* _WORK INSTRUCTIONS_
Print exactly the lines from the first one down to the line containing "arc [start angle=-53, end", both ends included, with no pictures and nothing else.

--- begin DATA ---

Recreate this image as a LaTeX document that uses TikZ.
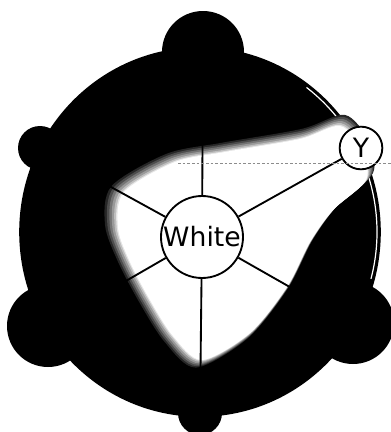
\documentclass[tikz,border=0pt]{standalone}
\usepackage{fontspec}
\newfontfamily\wheelfont{DejaVu Sans}

\begin{document}
\begin{tikzpicture}[
        x=0.75pt, y=-0.75pt,
        bump/.style={circle, fill=black, inner sep=0pt},
        bigbump/.style={bump, minimum size=61.5pt},
        smallbump/.style={bump, minimum size=33pt},
        colornode/.style={
            circle, draw=black, fill=white, line width=1.4pt, inner sep=0pt,
            font=\wheelfont\fontsize{20}{22}\selectfont
        },
        spoke/.style={line width=1.4pt},
        blob/.style={insert path={plot [smooth cycle] coordinates {
            (124,192) (175,162) (225,152) (300,139) (340,126) (362,150)
            (366,180) (333,210) (310,242) (287,287) (250,333) (202,360)
            (173,336) (150,300) (130,262) (118,228)}}},
    ]

    \useasboundingbox (0,0) rectangle (391,432);

    \node (top)       [bigbump]   at (203,52)  {};
    \node (upleft)    [smallbump] at (40,148)  {};
    \node (downleft)  [bigbump]   at (48,326)  {};
    \node (down)      [smallbump] at (200,413) {};
    \node (downright) [bigbump]   at (353,323) {};

    \filldraw [line width=1.2pt] (200,232) ellipse [x radius=180, y radius=184];
    \draw [white, line width=0.9pt] (200,232) ++(-53:177 and 181)
        arc [start angle=-53, end angle=15, x radius=177, y radius=181];

    \foreach \s/\c in {1.08/black!85, 1.065/black!70, 1.05/black!55, 1.035/black!40,
                       1.02/black!25, 1.008/black!10, 1.0/white} {
        \begin{scope}[shift={(280,265)}, scale=\s, shift={(-280,-265)}]
            \fill [\c, blob];
        \end{scope}
    }

    \node (white) [colornode, minimum size=61.5pt] at (202,237) {White};
    \node (y)     [colornode, minimum size=32pt]   at (361,148) {Y};

    \draw [spoke] (white) -- (top);
    \draw [spoke] (white) -- (upleft);
    \draw [spoke] (white) -- (downleft);
    \draw [spoke] (white) -- (down);
    \draw [spoke] (white) -- (downright);
    \draw [spoke] (white) -- (y);

    \coordinate (dashl) at (178,163);
    \coordinate (dashr) at (391,163);
    \draw [black!45, line width=0.6pt, dash pattern=on 2pt off 1.5pt] (dashl) -- (dashr);

\end{tikzpicture}
\end{document}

--- end DATA ---

* _SOLUTION_
Recreate this image as a LaTeX document that uses TikZ.
\documentclass[tikz,border=0pt]{standalone}
\usepackage{fontspec}
\newfontfamily\wheelfont{DejaVu Sans}

\begin{document}
\begin{tikzpicture}[
        x=0.75pt, y=-0.75pt,
        bump/.style={circle, fill=black, inner sep=0pt},
        bigbump/.style={bump, minimum size=61.5pt},
        smallbump/.style={bump, minimum size=33pt},
        colornode/.style={
            circle, draw=black, fill=white, line width=1.4pt, inner sep=0pt,
            font=\wheelfont\fontsize{20}{22}\selectfont
        },
        spoke/.style={line width=1.4pt},
        blob/.style={insert path={plot [smooth cycle] coordinates {
            (124,192) (175,162) (225,152) (300,139) (340,126) (362,150)
            (366,180) (333,210) (310,242) (287,287) (250,333) (202,360)
            (173,336) (150,300) (130,262) (118,228)}}},
    ]

    \useasboundingbox (0,0) rectangle (391,432);

    \node (top)       [bigbump]   at (203,52)  {};
    \node (upleft)    [smallbump] at (40,148)  {};
    \node (downleft)  [bigbump]   at (48,326)  {};
    \node (down)      [smallbump] at (200,413) {};
    \node (downright) [bigbump]   at (353,323) {};

    \filldraw [line width=1.2pt] (200,232) ellipse [x radius=180, y radius=184];
    \draw [white, line width=0.9pt] (200,232) ++(-53:177 and 181)
        arc [start angle=-53, end angle=15, x radius=177, y radius=181];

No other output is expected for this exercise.